To be done
Restate the whole listing word for word. Pictures are left out.

Data extract
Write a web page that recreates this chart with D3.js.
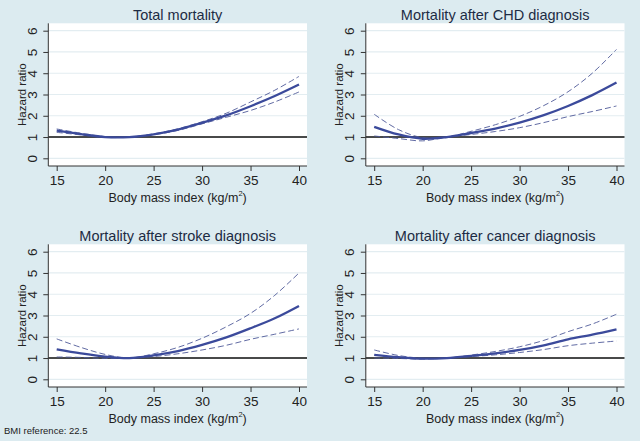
<!DOCTYPE html>
<html>
<head>
<meta charset="utf-8">
<script src="https://cdn.jsdelivr.net/npm/d3@7"></script>
<style>
  body { margin: 0; background: #dcebf0; }
  svg { display: block; font-family: "Liberation Sans", Arial, sans-serif; }
</style>
</head>
<body>
<script>
// BMI grid the curves are read at
var bmi = [15, 17.5, 20, 22.5, 25, 27.5, 30, 32.5, 35, 37.5, 40];

// Panel titles
var titles = ["Total mortality", "Mortality after CHD diagnosis",
  "Mortality after stroke diagnosis", "Mortality after cancer diagnosis"];

// Hazard ratios (estimate, lower CI, upper CI) per panel
var totalHR    = [1.30, 1.14, 1.00, 1.00, 1.13, 1.35, 1.67, 2.02, 2.45, 2.93, 3.47];
var totalLow   = [1.22, 1.10, 0.98, 1.00, 1.11, 1.31, 1.62, 1.93, 2.25, 2.65, 3.12];
var totalHigh  = [1.38, 1.18, 1.02, 1.00, 1.15, 1.39, 1.72, 2.12, 2.65, 3.20, 3.85];

var chdHR      = [1.48, 1.12, 0.92, 1.00, 1.19, 1.40, 1.68, 2.03, 2.46, 2.97, 3.56];
var chdLow     = [1.05, 0.93, 0.82, 1.00, 1.12, 1.26, 1.44, 1.68, 1.96, 2.20, 2.46];
var chdHigh    = [2.07, 1.35, 0.97, 1.00, 1.27, 1.58, 1.97, 2.48, 3.13, 4.00, 5.12];

var strokeHR   = [1.41, 1.22, 1.07, 1.00, 1.13, 1.33, 1.62, 1.97, 2.40, 2.87, 3.45];
var strokeLow  = [1.05, 1.03, 0.98, 1.00, 1.07, 1.20, 1.38, 1.60, 1.88, 2.12, 2.37];
var strokeHigh = [1.90, 1.50, 1.17, 1.00, 1.20, 1.50, 1.93, 2.47, 3.10, 3.95, 5.00];

var cancerHR   = [1.15, 1.04, 0.97, 1.00, 1.10, 1.22, 1.38, 1.60, 1.88, 2.10, 2.35];
var cancerLow  = [1.00, 0.98, 0.95, 1.00, 1.07, 1.15, 1.26, 1.40, 1.58, 1.70, 1.80];
var cancerHigh = [1.38, 1.12, 0.99, 1.00, 1.14, 1.31, 1.53, 1.83, 2.24, 2.60, 3.06];

// Axis ticks
var xTicks = [15, 20, 25, 30, 35, 40];
var yTicks = [0, 1, 2, 3, 4, 5, 6];

var panels = [
  { title: titles[0], hr: totalHR,  low: totalLow,  high: totalHigh },
  { title: titles[1], hr: chdHR,    low: chdLow,    high: chdHigh },
  { title: titles[2], hr: strokeHR, low: strokeLow, high: strokeHigh },
  { title: titles[3], hr: cancerHR, low: cancerLow, high: cancerHigh }
];

var svgWidth = 640;
var svgHeight = 441;
var font = "Liberation Sans, Arial, sans-serif";

var svg = d3.select("body")
  .append("svg")
  .attr("width", svgWidth)
  .attr("height", svgHeight);

svg.append("rect")
  .attr("width", svgWidth)
  .attr("height", svgHeight)
  .attr("fill", "#dcebf0");

// plot region inside each panel
var plotLeft = 48.3, plotRight = 307, plotTop = 23.3, plotBottom = 166;

var x = d3.scaleLinear().domain([15, 40]).range([56.7, 299]);
var y = d3.scaleLinear().domain([0, 6]).range([158.3, 30.7]);

var lineColor = "#3b4a9b";

panels.forEach(function(p, i) {
  var ox = (i % 2) * 317.5;
  var oy = Math.floor(i / 2) * 221;
  var g = svg.append("g").attr("transform", `translate(${ox}, ${oy})`);

  // white plot region
  g.append("rect")
    .attr("x", plotLeft)
    .attr("y", plotTop)
    .attr("width", plotRight - plotLeft)
    .attr("height", plotBottom - plotTop)
    .attr("fill", "#ffffff");

  // gridlines
  g.selectAll(".grid")
    .data(yTicks)
    .enter()
    .append("line")
    .attr("x1", plotLeft)
    .attr("x2", plotRight)
    .attr("y1", d => y(d))
    .attr("y2", d => y(d))
    .attr("stroke", "#e3edf1")
    .attr("stroke-width", 1.2);

  // reference line at HR = 1
  g.append("line")
    .attr("x1", plotLeft)
    .attr("x2", plotRight)
    .attr("y1", y(1))
    .attr("y2", y(1))
    .attr("stroke", "#111")
    .attr("stroke-width", 1.4);

  var rows = bmi.map((b, j) => ({ bmi: b, hr: p.hr[j], low: p.low[j], high: p.high[j] }));

  function curve(key) {
    return d3.line()
      .x(d => x(d.bmi))
      .y(d => y(d[key]))
      .curve(d3.curveCatmullRom.alpha(0.5));
  }

  ["low", "high"].forEach(function(key) {
    g.append("path")
      .attr("d", curve(key)(rows))
      .attr("fill", "none")
      .attr("stroke", "#4f5a98")
      .attr("stroke-width", 0.9)
      .attr("stroke-dasharray", "6,3");
  });

  g.append("path")
    .attr("d", curve("hr")(rows))
    .attr("fill", "none")
    .attr("stroke", lineColor)
    .attr("stroke-width", 2.3);

  // bottom axis
  var bottomAxis = d3.axisBottom(x).tickValues(xTicks).tickSize(5).tickPadding(4);
  var bx = g.append("g")
    .attr("transform", `translate(0, ${plotBottom})`)
    .call(bottomAxis);
  bx.select(".domain").remove();
  bx.selectAll("line").attr("stroke", "#333");
  bx.selectAll("text").attr("font-size", 13.5).attr("fill", "#222")
    .attr("font-family", font);
  g.append("line")
    .attr("x1", plotLeft).attr("x2", plotRight)
    .attr("y1", plotBottom).attr("y2", plotBottom)
    .attr("stroke", "#333").attr("stroke-width", 1);

  // left axis with rotated labels
  var leftAxis = d3.axisLeft(y).tickValues(yTicks).tickFormat(d3.format("d"))
    .tickSize(5).tickPadding(0);
  var ly = g.append("g")
    .attr("transform", `translate(${plotLeft}, 0)`)
    .call(leftAxis);
  ly.select(".domain").remove();
  ly.selectAll("line").attr("stroke", "#333");
  ly.selectAll("text")
    .attr("x", 0).attr("dy", null)
    .attr("transform", "translate(-16, 0) rotate(-90)")
    .attr("text-anchor", "middle")
    .attr("dominant-baseline", "central")
    .attr("font-size", 13.5).attr("fill", "#222")
    .attr("font-family", font);
  g.append("line")
    .attr("x1", plotLeft).attr("x2", plotLeft)
    .attr("y1", plotTop).attr("y2", plotBottom)
    .attr("stroke", "#333").attr("stroke-width", 1);

  // titles
  g.append("text")
    .attr("x", (plotLeft + plotRight) / 2)
    .attr("y", 20)
    .attr("text-anchor", "middle")
    .attr("font-size", 14.5)
    .attr("fill", "#1c2b44")
    .text(p.title);

  g.append("text")
    .attr("transform", `translate(25.5, ${(plotTop + plotBottom) / 2}) rotate(-90)`)
    .attr("text-anchor", "middle")
    .attr("font-size", 11.5)
    .attr("fill", "#222")
    .text("Hazard ratio");

  var xt = g.append("text")
    .attr("x", (plotLeft + plotRight) / 2)
    .attr("y", 201.5)
    .attr("text-anchor", "middle")
    .attr("font-size", 12.5)
    .attr("fill", "#222");
  xt.append("tspan").text("Body mass index (kg/m");
  xt.append("tspan").attr("font-size", 7.5).attr("dy", -6).text("2");
  xt.append("tspan").attr("dy", 6).text(")");
});

svg.append("text")
  .attr("x", 4)
  .attr("y", 434)
  .attr("font-size", 9.5)
  .attr("fill", "#222")
  .text("BMI reference: 22.5");
</script>
</body>
</html>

The response
Write a web page that recreates this chart with D3.js.
<!DOCTYPE html>
<html>
<head>
<meta charset="utf-8">
<script src="https://cdn.jsdelivr.net/npm/d3@7"></script>
<style>
  body { margin: 0; background: #dcebf0; }
  svg { display: block; font-family: "Liberation Sans", Arial, sans-serif; }
</style>
</head>
<body>
<script>
// BMI grid the curves are read at
var bmi = [15, 17.5, 20, 22.5, 25, 27.5, 30, 32.5, 35, 37.5, 40];

// Panel titles
var titles = ["Total mortality", "Mortality after CHD diagnosis",
  "Mortality after stroke diagnosis", "Mortality after cancer diagnosis"];

// Hazard ratios (estimate, lower CI, upper CI) per panel
var totalHR    = [1.30, 1.14, 1.00, 1.00, 1.13, 1.35, 1.67, 2.02, 2.45, 2.93, 3.47];
var totalLow   = [1.22, 1.10, 0.98, 1.00, 1.11, 1.31, 1.62, 1.93, 2.25, 2.65, 3.12];
var totalHigh  = [1.38, 1.18, 1.02, 1.00, 1.15, 1.39, 1.72, 2.12, 2.65, 3.20, 3.85];

var chdHR      = [1.48, 1.12, 0.92, 1.00, 1.19, 1.40, 1.68, 2.03, 2.46, 2.97, 3.56];
var chdLow     = [1.05, 0.93, 0.82, 1.00, 1.12, 1.26, 1.44, 1.68, 1.96, 2.20, 2.46];
var chdHigh    = [2.07, 1.35, 0.97, 1.00, 1.27, 1.58, 1.97, 2.48, 3.13, 4.00, 5.12];

var strokeHR   = [1.41, 1.22, 1.07, 1.00, 1.13, 1.33, 1.62, 1.97, 2.40, 2.87, 3.45];
var strokeLow  = [1.05, 1.03, 0.98, 1.00, 1.07, 1.20, 1.38, 1.60, 1.88, 2.12, 2.37];
var strokeHigh = [1.90, 1.50, 1.17, 1.00, 1.20, 1.50, 1.93, 2.47, 3.10, 3.95, 5.00];

var cancerHR   = [1.15, 1.04, 0.97, 1.00, 1.10, 1.22, 1.38, 1.60, 1.88, 2.10, 2.35];
var cancerLow  = [1.00, 0.98, 0.95, 1.00, 1.07, 1.15, 1.26, 1.40, 1.58, 1.70, 1.80];
var cancerHigh = [1.38, 1.12, 0.99, 1.00, 1.14, 1.31, 1.53, 1.83, 2.24, 2.60, 3.06];

// Axis ticks
var xTicks = [15, 20, 25, 30, 35, 40];
var yTicks = [0, 1, 2, 3, 4, 5, 6];

var panels = [
  { title: titles[0], hr: totalHR,  low: totalLow,  high: totalHigh },
  { title: titles[1], hr: chdHR,    low: chdLow,    high: chdHigh },
  { title: titles[2], hr: strokeHR, low: strokeLow, high: strokeHigh },
  { title: titles[3], hr: cancerHR, low: cancerLow, high: cancerHigh }
];

var svgWidth = 640;
var svgHeight = 441;
var font = "Liberation Sans, Arial, sans-serif";

var svg = d3.select("body")
  .append("svg")
  .attr("width", svgWidth)
  .attr("height", svgHeight);

svg.append("rect")
  .attr("width", svgWidth)
  .attr("height", svgHeight)
  .attr("fill", "#dcebf0");

// plot region inside each panel
var plotLeft = 48.3, plotRight = 307, plotTop = 23.3, plotBottom = 166;

var x = d3.scaleLinear().domain([15, 40]).range([56.7, 299]);
var y = d3.scaleLinear().domain([0, 6]).range([158.3, 30.7]);

var lineColor = "#3b4a9b";

panels.forEach(function(p, i) {
  var ox = (i % 2) * 317.5;
  var oy = Math.floor(i / 2) * 221;
  var g = svg.append("g").attr("transform", `translate(${ox}, ${oy})`);

  // white plot region
  g.append("rect")
    .attr("x", plotLeft)
    .attr("y", plotTop)
    .attr("width", plotRight - plotLeft)
    .attr("height", plotBottom - plotTop)
    .attr("fill", "#ffffff");

  // gridlines
  g.selectAll(".grid")
    .data(yTicks)
    .enter()
    .append("line")
    .attr("x1", plotLeft)
    .attr("x2", plotRight)
    .attr("y1", d => y(d))
    .attr("y2", d => y(d))
    .attr("stroke", "#e3edf1")
    .attr("stroke-width", 1.2);

  // reference line at HR = 1
  g.append("line")
    .attr("x1", plotLeft)
    .attr("x2", plotRight)
    .attr("y1", y(1))
    .attr("y2", y(1))
    .attr("stroke", "#111")
    .attr("stroke-width", 1.4);

  var rows = bmi.map((b, j) => ({ bmi: b, hr: p.hr[j], low: p.low[j], high: p.high[j] }));

  function curve(key) {
    return d3.line()
      .x(d => x(d.bmi))
      .y(d => y(d[key]))
      .curve(d3.curveCatmullRom.alpha(0.5));
  }

  ["low", "high"].forEach(function(key) {
    g.append("path")
      .attr("d", curve(key)(rows))
      .attr("fill", "none")
      .attr("stroke", "#4f5a98")
      .attr("stroke-width", 0.9)
      .attr("stroke-dasharray", "6,3");
  });

  g.append("path")
    .attr("d", curve("hr")(rows))
    .attr("fill", "none")
    .attr("stroke", lineColor)
    .attr("stroke-width", 2.3);

  // bottom axis
  var bottomAxis = d3.axisBottom(x).tickValues(xTicks).tickSize(5).tickPadding(4);
  var bx = g.append("g")
    .attr("transform", `translate(0, ${plotBottom})`)
    .call(bottomAxis);
  bx.select(".domain").remove();
  bx.selectAll("line").attr("stroke", "#333");
  bx.selectAll("text").attr("font-size", 13.5).attr("fill", "#222")
    .attr("font-family", font);
  g.append("line")
    .attr("x1", plotLeft).attr("x2", plotRight)
    .attr("y1", plotBottom).attr("y2", plotBottom)
    .attr("stroke", "#333").attr("stroke-width", 1);

  // left axis with rotated labels
  var leftAxis = d3.axisLeft(y).tickValues(yTicks).tickFormat(d3.format("d"))
    .tickSize(5).tickPadding(0);
  var ly = g.append("g")
    .attr("transform", `translate(${plotLeft}, 0)`)
    .call(leftAxis);
  ly.select(".domain").remove();
  ly.selectAll("line").attr("stroke", "#333");
  ly.selectAll("text")
    .attr("x", 0).attr("dy", null)
    .attr("transform", "translate(-16, 0) rotate(-90)")
    .attr("text-anchor", "middle")
    .attr("dominant-baseline", "central")
    .attr("font-size", 13.5).attr("fill", "#222")
    .attr("font-family", font);
  g.append("line")
    .attr("x1", plotLeft).attr("x2", plotLeft)
    .attr("y1", plotTop).attr("y2", plotBottom)
    .attr("stroke", "#333").attr("stroke-width", 1);

  // titles
  g.append("text")
    .attr("x", (plotLeft + plotRight) / 2)
    .attr("y", 20)
    .attr("text-anchor", "middle")
    .attr("font-size", 14.5)
    .attr("fill", "#1c2b44")
    .text(p.title);

  g.append("text")
    .attr("transform", `translate(25.5, ${(plotTop + plotBottom) / 2}) rotate(-90)`)
    .attr("text-anchor", "middle")
    .attr("font-size", 11.5)
    .attr("fill", "#222")
    .text("Hazard ratio");

  var xt = g.append("text")
    .attr("x", (plotLeft + plotRight) / 2)
    .attr("y", 201.5)
    .attr("text-anchor", "middle")
    .attr("font-size", 12.5)
    .attr("fill", "#222");
  xt.append("tspan").text("Body mass index (kg/m");
  xt.append("tspan").attr("font-size", 7.5).attr("dy", -6).text("2");
  xt.append("tspan").attr("dy", 6).text(")");
});

svg.append("text")
  .attr("x", 4)
  .attr("y", 434)
  .attr("font-size", 9.5)
  .attr("fill", "#222")
  .text("BMI reference: 22.5");
</script>
</body>
</html>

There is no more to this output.